The final chapter on psychosocial interventions is a welcome inclusion. The chapter takes the view, consistent with the literature on crisis intervention, that a psychiatric emergency is an opportunity for change, even if that change does not occur in the current period of contact. The authors contrast procedural and process approaches to the psychiatric interview, emphasizing that with appropriate attention to the immediate and medium-term needs of the patient, the objectives of both can be met. The interview can achieve the dual function of obtaining necessary information about risk, as well establish a therapeutic alliance that will contribute to greater engagement and, ultimately, to improved outcome. Models of psychosocial intervention are outlined and illustrated with short vignettes demonstrating the responses that typify each approach. The limitations of using cognitive, psychodynamic, and behavioral approaches are acknowledged, and their application to psychiatric emergencies is discussed in terms of the likely barriers to their use caused by clinical features of presenting problems. This makes this section practically useful, although effective use of any of these models requires some background in the theory and practice particular to each of them. The chapter takes a realistic approach to the constraints under which psychiatric emergency work takes place. Sense of coercion, agitation and anxiety, and aspects of the physical environment are all acknowledged as limitations on how much therapeutic interpersonal work can be achieved in the emergency setting. Nevertheless the emergency is regarded as an opportunity to begin the task of change with the important objective of preventing future presentations.

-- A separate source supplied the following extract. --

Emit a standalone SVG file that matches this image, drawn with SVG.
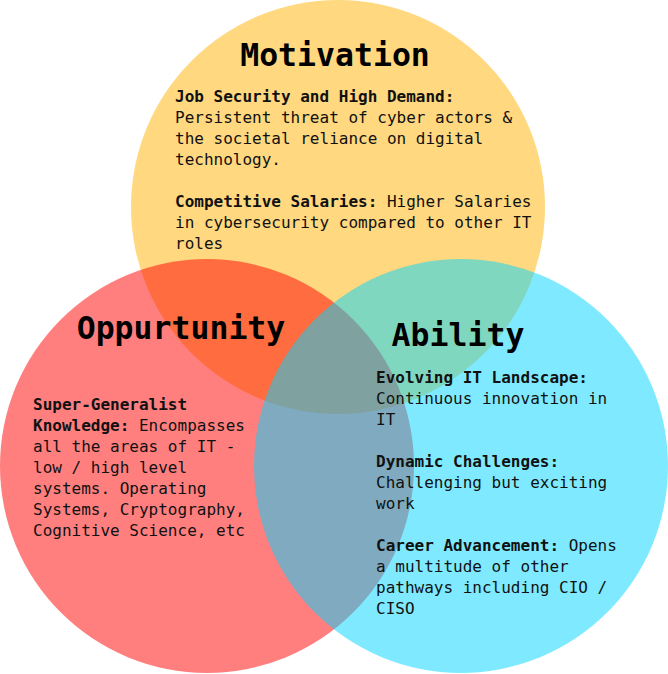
<svg xmlns="http://www.w3.org/2000/svg" width="668" height="674" viewBox="0 0 668 674">
  <style>
    .set { opacity: 0.5; }
    .title { font-family: "DejaVu Sans Mono", "Liberation Mono", monospace; font-size: 31.5px; font-weight: bold; fill: #000; text-anchor: middle; }
    .body { font-family: "DejaVu Sans Mono", "Liberation Mono", monospace; font-size: 16px; fill: #111; }
    .b { font-weight: bold; }
  </style>
  <rect width="668" height="674" fill="#ffffff"/>

  <!-- Venn sets: translucent circles, overlaps mix by stacking -->
  <g id="motivation">
    <circle class="set" cx="338" cy="207" r="207" fill="#FFB200"/>
  </g>
  <g id="opportunity">
    <circle class="set" cx="207" cy="466" r="207" fill="#FF0000"/>
  </g>
  <g id="ability">
    <circle class="set" cx="461" cy="466" r="207" fill="#00D6FF"/>
  </g>

  <!-- Labels -->
  <g id="motivation-text">
    <text class="title" x="335" y="66">Motivation</text>
    <text class="body" x="175" y="102"><tspan class="b">Job Security and High Demand:</tspan></text>
    <text class="body" x="175" y="123">Persistent threat of cyber actors &amp;</text>
    <text class="body" x="175" y="144">the societal reliance on digital</text>
    <text class="body" x="175" y="165">technology.</text>
    <text class="body" x="175" y="207"><tspan class="b">Competitive Salaries:</tspan> Higher Salaries</text>
    <text class="body" x="175" y="228">in cybersecurity compared to other IT</text>
    <text class="body" x="175" y="249">roles</text>
  </g>

  <g id="opportunity-text">
    <text class="title" x="181" y="339">Oppurtunity</text>
    <text class="body" x="33" y="410"><tspan class="b">Super-Generalist</tspan></text>
    <text class="body" x="33" y="431"><tspan class="b">Knowledge:</tspan> Encompasses</text>
    <text class="body" x="33" y="452">all the areas of IT -</text>
    <text class="body" x="33" y="473">low / high level</text>
    <text class="body" x="33" y="494">systems. Operating</text>
    <text class="body" x="33" y="515">Systems, Cryptography,</text>
    <text class="body" x="33" y="536">Cognitive Science, etc</text>
  </g>

  <g id="ability-text">
    <text class="title" x="458" y="346">Ability</text>
    <text class="body" x="376" y="383"><tspan class="b">Evolving IT Landscape:</tspan></text>
    <text class="body" x="376" y="404">Continuous innovation in</text>
    <text class="body" x="376" y="425">IT</text>
    <text class="body" x="376" y="467"><tspan class="b">Dynamic Challenges:</tspan></text>
    <text class="body" x="376" y="488">Challenging but exciting</text>
    <text class="body" x="376" y="509">work</text>
    <text class="body" x="376" y="551"><tspan class="b">Career Advancement:</tspan> Opens</text>
    <text class="body" x="376" y="572">a multitude of other</text>
    <text class="body" x="376" y="593">pathways including CIO /</text>
    <text class="body" x="376" y="614">CISO</text>
  </g>
</svg>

In a book which aims to provide an overview there will inevitably be omissions. The needs of specific populations such as children and adolescents, older people, and those whose primary problems derive from substance misuse are not specifically covered. The book is written in plain language, and in a readable style. It is very well referenced, providing adequate opportunity to readers to pursue issues of particular concern in greater depth. The focus on psychiatric assessment and diagnosis is balanced by discussion of psychological and social factors, and there is a concern throughout to provide care to the least restrictive standard. For a clinician new to psychiatric emergency work, or a generalist clinician wishing to broaden their understanding of psychiatric emergencies it is a useful introduction; experienced clinicians may want a more in-depth coverage. The book is recommended to mental health workers, and especially to students and especially to those new to psychiatric emergency work. It would be a useful resource in libraries for students of health and medical studies.

 

2003 Tony O'Brien

 

Tony O'Brien, Senior Lecturer, School of Nursing, University Auckland, New Zealand.